# Short Review: X-Venture 1,000,000 CandlePower



## BlueBeam22 (Jun 5, 2009)

This thread NOT for submission in the reviews forum, but just a short review with my impressions on this light to familiarize members with it. 

I just bought the X-Venture 1,000,000 candlepower rechargeable halogen spotlight (Advertised as "up to 1,000,000 Candlepower") from Wal-Mart. I am very pleased with it, and it has one of the tightest beams I have ever seen from an Incandescent light. Most of its output is focused in a small oval shaped hotspot, and it has very little spill. It has a 6V SLA battery and a 6V H3 Halogen bulb.

It is amazing and out throws my Dorcy 220 lumen rechargeable CREE XR-E by a significant amount IMO. I highly recommend the X-Venture spotlight.

It has a button on the side of the handle that must be pressed down to use the trigger, and when released locks the trigger switch ON or OFF. Once the button is pressed, the trigger just has to be pulled and released to click the light ON or OFF. Releasing the button on the side of the handle just prevents the trigger from being pulled again which would turn the light off, or if you want the light locked off for safety such as in storage.

Here are some pictures:

Front of box:







The light:






Shot of my house from over 30 yards away:





Beamshot of X-Venture turned on and shining at my house:


----------



## ANDREAS FERRARI (Jun 5, 2009)

Looks like it has a sweet narrow beam.Is it water proof? Do you have any thoughts on modifying it?
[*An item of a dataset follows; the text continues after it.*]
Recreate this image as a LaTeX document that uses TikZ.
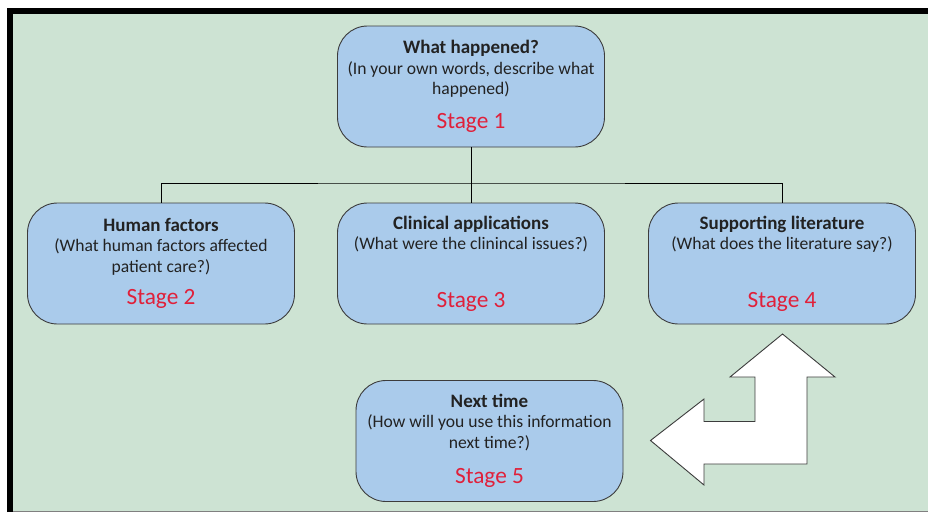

I have to tell you BB22-we just had thunderstorms roll through here for the last 12 hours and the graphics on the cover of that box is freaking me out!!!









LOL

Thanks for the pics!:twothumbs


----------



## BlueBeam22 (Jun 5, 2009)

ANDREAS FERRARI said:


> Looks like it has a sweet narrow beam.Is it water proof? Do you have any thoughts on modifying it?
> 
> I have to tell you BB22-we just had thunderstorms roll through here for the last 12 hours and the graphics on the cover of that box is freaking me out!!!
> 
> ...


 
Thanks for your nice reply ANDREAS FERRARI! :thumbsup:

LOL, the lightning bolts on the box are pretty funny. :laughing:

The instructions state that it is not water proof and should not be exposed to water or prolonged moisture. 

I don't currently have any ideas how to modify it, but maybe the bulb (which I believe is 55W or under) could be replaced with a 6V 75W or 100W H3. I don't know if the electrical wiring in the light could handle a higher wattage bulb or not. I sure am enjoying its performance for $15!


----------



## Showolf (Jun 5, 2009)

Sure can't beat that for $15 I say... :twothumbs

I like the looks of it, and from your pic it performs GREAT!


----------



## Patriot (Jun 5, 2009)

Nice summery Houston and I thought that taking a picture of the box was a nice touch too for those who might be at Walmart checking them out. 

The light obviously has a pretty nice reflector to hold that narrow beam. It would be neat to see how a 35W HID set-up would do in there.


----------



## BlueBeam22 (Jun 5, 2009)

Patriot said:


> Nice summery Houston and I thought that taking a picture of the box was a nice touch too for those who might be at Walmart checking them out.
> 
> The light obviously has a pretty nice reflector to hold that narrow beam. It would be neat to see how a 35W HID set-up would do in there.


 
Thank you Patriot! It was my thought too that this light could be a great host for an HID conversion due to its high quality reflector. It would probably need its 6V SLA taken out and replaced with a 12V one.

I think this light is an excellent thrower for only $15. The fact that it is a small spotlight and out throws the Dorcy 220 lumen as well as all my other LED spotlights so easily says a lot about what a good thrower it is. IMO it is on par with a 2 Million Power Series spotlight in terms of throw.




Showolf said:


> Sure can't beat that for $15 I say... :twothumbs
> 
> I like the looks of it, and from your pic it performs GREAT!


 
Thanks! It is a very good performer, and I think anyone who needs a halogen spotlight would be very satisfied with it.


----------